Entrées were made of local stuff but all of it oversalted, and likely not with local salt. The best was "slowly cooked salmon" ($22), another farmed fish, cooked at 200 degrees to make it even juicier and meatier tasting than usual, without the extremes of 140-degree "sous vide" cooking used by molecular chefs. The salmon is set on a bed of German potato salad, a nicely acidic foil and a reminiscence of Alsace (or chef du cuisine Chris Damskey's continental European ancestors), with sugar snap peas. "Wild Atlantic halibut" ($26) likely was wild, with a salty crust, terrific roasted tomatoes, and nice enough summer squash, and green and yellow snap beans.
Pegging the salt meter were grilled lamb chops ($29) that were delicious but salty as potato chips, with a hideously oversalted ragout of green beans and artichokes. Perhaps it was punishment for a guest who asked the chef not to use the usual "chili crumbs." Denied too much hot pepper, some chefs will get their bam out of the salt shaker.

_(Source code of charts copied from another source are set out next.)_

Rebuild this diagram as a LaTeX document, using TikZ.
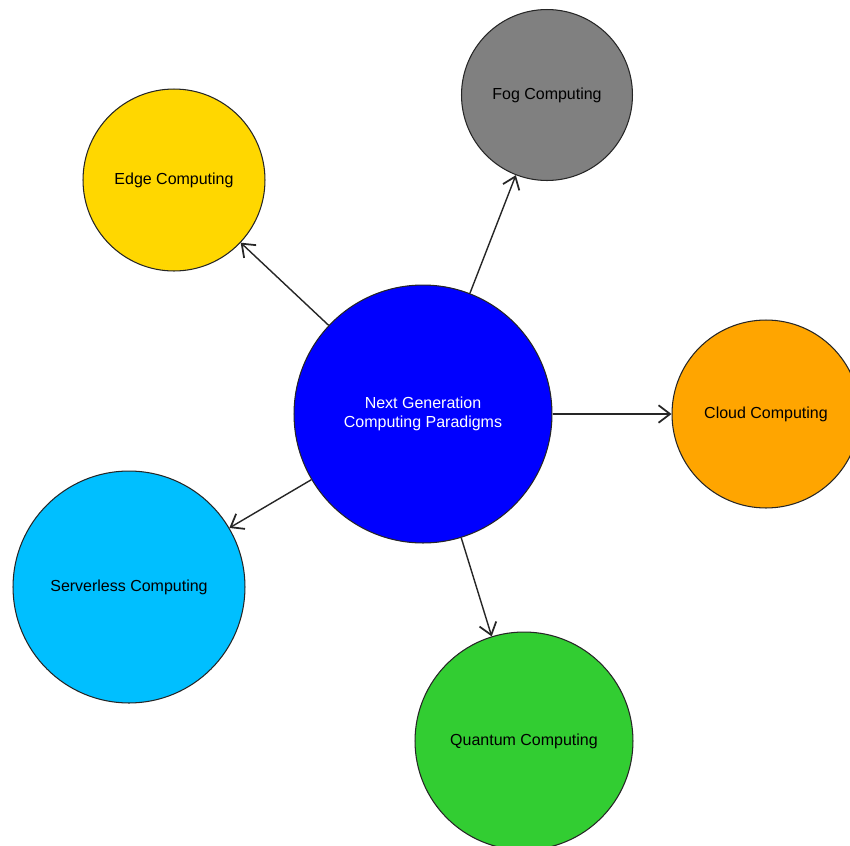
\documentclass[tikz,border=0pt]{standalone}
\usepackage{fontspec}
\setmainfont{Liberation Sans}
\usepackage{xcolor}
\usetikzlibrary{arrows.meta}

\definecolor{hubblue}{HTML}{0000FF}
\definecolor{edgegold}{HTML}{FFD700}
\definecolor{foggray}{HTML}{808080}
\definecolor{cloudorange}{HTML}{FFA500}
\definecolor{serverlesssky}{HTML}{00BFFF}
\definecolor{quantumgreen}{HTML}{32CD32}

\begin{document}
\begin{tikzpicture}[
  x=0.02cm, y=-0.02cm,
  bubble/.style={circle, draw=black!85, line width=0.6pt, align=center, inner sep=0pt,
    font=\fontsize{9.1}{10.9}\selectfont},
  line/.style={-{Straight Barb[length=2.3mm,width=3.5mm,line width=1pt]}, line width=0.8pt, draw=black!85}
]
\useasboundingbox (0,0) rectangle (850,846);

\node[bubble, fill=hubblue, text=white, minimum size=5.16cm] (hub) at (423,414) {Next Generation\\Computing Paradigms};
\node[bubble, fill=edgegold, minimum size=3.64cm] (edge) at (174,180) {Edge Computing};
\node[bubble, fill=foggray, minimum size=3.42cm] (fog) at (547,95) {Fog Computing};
\node[bubble, fill=cloudorange, minimum size=3.76cm] (cloud) at (766,414) {Cloud Computing};
\node[bubble, fill=serverlesssky, minimum size=4.64cm] (serverless) at (129,587) {Serverless Computing};
\node[bubble, fill=quantumgreen, minimum size=4.36cm] (quantum) at (524,741) {Quantum Computing};

\draw[line] (hub) -- (edge);
\draw[line] (hub) -- (fog);
\draw[line] (hub) -- (cloud);
\draw[line] (hub) -- (serverless);
\draw[line] (hub) -- (quantum);
\end{tikzpicture}
\end{document}
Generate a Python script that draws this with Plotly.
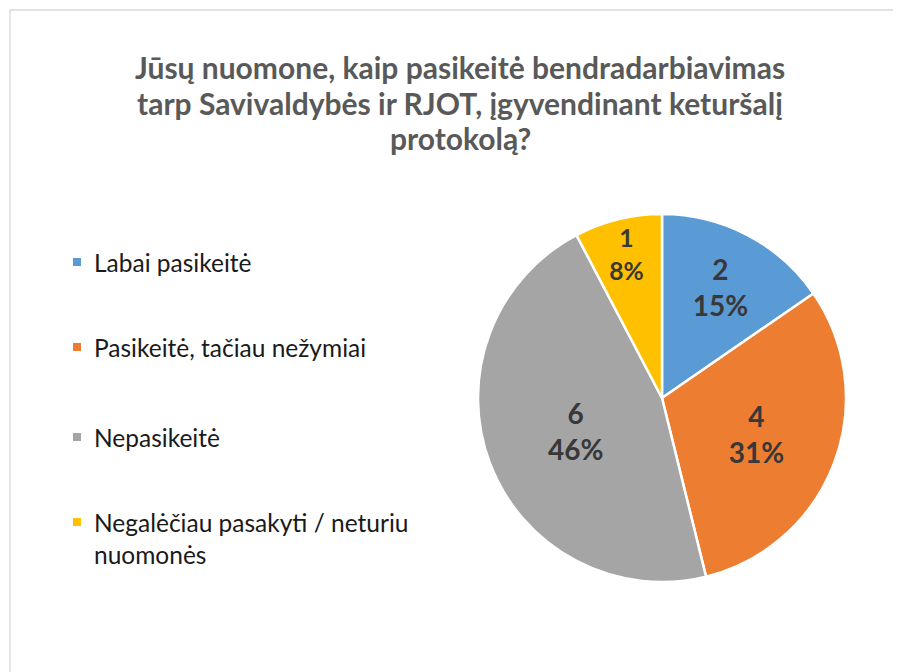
import plotly.graph_objects as go

categories = ["Labai pasikeitė", "Pasikeitė, tačiau nežymiai", "Nepasikeitė",
              "Negalėčiau pasakyti / neturiu<br>nuomonės"]
values = [2, 4, 6, 1]
colors = ["#5B9BD5", "#ED7D31", "#A5A5A5", "#FFC000"]
title_lines = ["Jūsų nuomone, kaip pasikeitė bendradarbiavimas",
               "tarp Savivaldybės ir RJOT, įgyvendinant keturšalį",
               "protokolą?"]

W, H = 893, 664          # page body has an 8px margin
OFF = 8
FONT = "Lato, Carlito, Calibri, sans-serif"


def px(x):
    return (x - OFF) / W


def py(y):
    return 1 - (y - OFF) / H


cx, cy, r = 662, 398, 184

fig = go.Figure()
fig.add_trace(go.Pie(
    labels=categories, values=values, sort=False, direction="clockwise",
    rotation=0,
    marker=dict(colors=colors, line=dict(color="white", width=2.5)),
    texttemplate="<b>%{value}<br>%{percent:.0%}</b>",
    textposition="inside", insidetextorientation="horizontal",
    textfont=dict(family=FONT, size=28, color="#383838"),
    domain=dict(x=[px(cx - r), px(cx + r)], y=[py(cy + r), py(cy - r)]),
    showlegend=False, hoverinfo="label+value+percent",
))

shapes = [dict(type="rect", xref="paper", yref="paper",
               x0=px(10), x1=px(897), y0=-0.05, y1=py(10),
               line=dict(color="#D9D9D9", width=1.3), fillcolor="rgba(0,0,0,0)")]
annotations = []
for line, yy in zip(title_lines, [67, 103, 138]):
    annotations.append(dict(text="<b>" + line + "</b>", x=px(460), y=py(yy),
                            xref="paper", yref="paper", showarrow=False,
                            xanchor="center", yanchor="middle",
                            font=dict(family=FONT, size=30, color="#595959")))

legend_y = [262, 347, 437, 522]
for cat, col, yy in zip(categories, colors, legend_y):
    shapes.append(dict(type="rect", xref="paper", yref="paper",
                       x0=px(73), x1=px(81), y0=py(yy + 4), y1=py(yy - 4),
                       fillcolor=col, line=dict(width=0)))
    annotations.append(dict(text=cat, x=px(92), y=py(yy - 16),
                            xref="paper", yref="paper", showarrow=False,
                            xanchor="left", yanchor="top", align="left",
                            font=dict(family=FONT, size=24.5, color="#1a1a1a")))

fig.update_layout(
    width=W, height=H, margin=dict(l=0, r=0, t=0, b=0),
    paper_bgcolor="white", plot_bgcolor="white",
    shapes=shapes, annotations=annotations,
)
fig.write_html("out.html")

As part of the Market concept, there is a list of simple a la carte dishes ($18–$37), with which one can pick $7 sides. We went with "sauteed market corn" and it was good, but not close to what this writer was getting the same week at the Jamaica Plain farmer's market.
The wine list is worldbeat by the glass, but the serious bottles are French. In honor of the chef and birthdays at the table, we had Sparr's cremant d'Alsace ($10/glass; $44/bottle), a sparkler of surprising richness and length, better than much real Champagne at twice the price. No alcohol tonight? Vongerichten has joined the experimenters with house-made sodas ($4). Mint tea ($4), decaf ($4), and a single espresso ($3) were all exemplars of their kind.
Desserts were something of a recovery, Vongerichten being a pioneer of unusual ice creams. Market berries with vanilla meringues and poppy-seed ice cream ($8) featured the ripest fruit in the marketplace, and an oddball ice cream that instantly made sense. Warm chocolate cake ($8) was close to American pudding cake, with a vanilla ice cream close to gelato in richness. And almond panna cotta, although the menu didn't mention it, brought a scoop of caramel ice cream and a sprig of shiso, for the most exotic flavors of the evening.
The most traditional French thing about Market is a nearly all-male serving staff. The most American thing is the sound. The floors are slate, the trim is shiny, tables are close together, and it is louder than Boston Beer Works on game night. The salt problem can be fixed easily, possibly the day this review appears. The noise problem is built in, although I've seen it fixed a time or two elsewhere. The food-market problem, as Chef Outhier warned us, requires a lifetime of vigilance.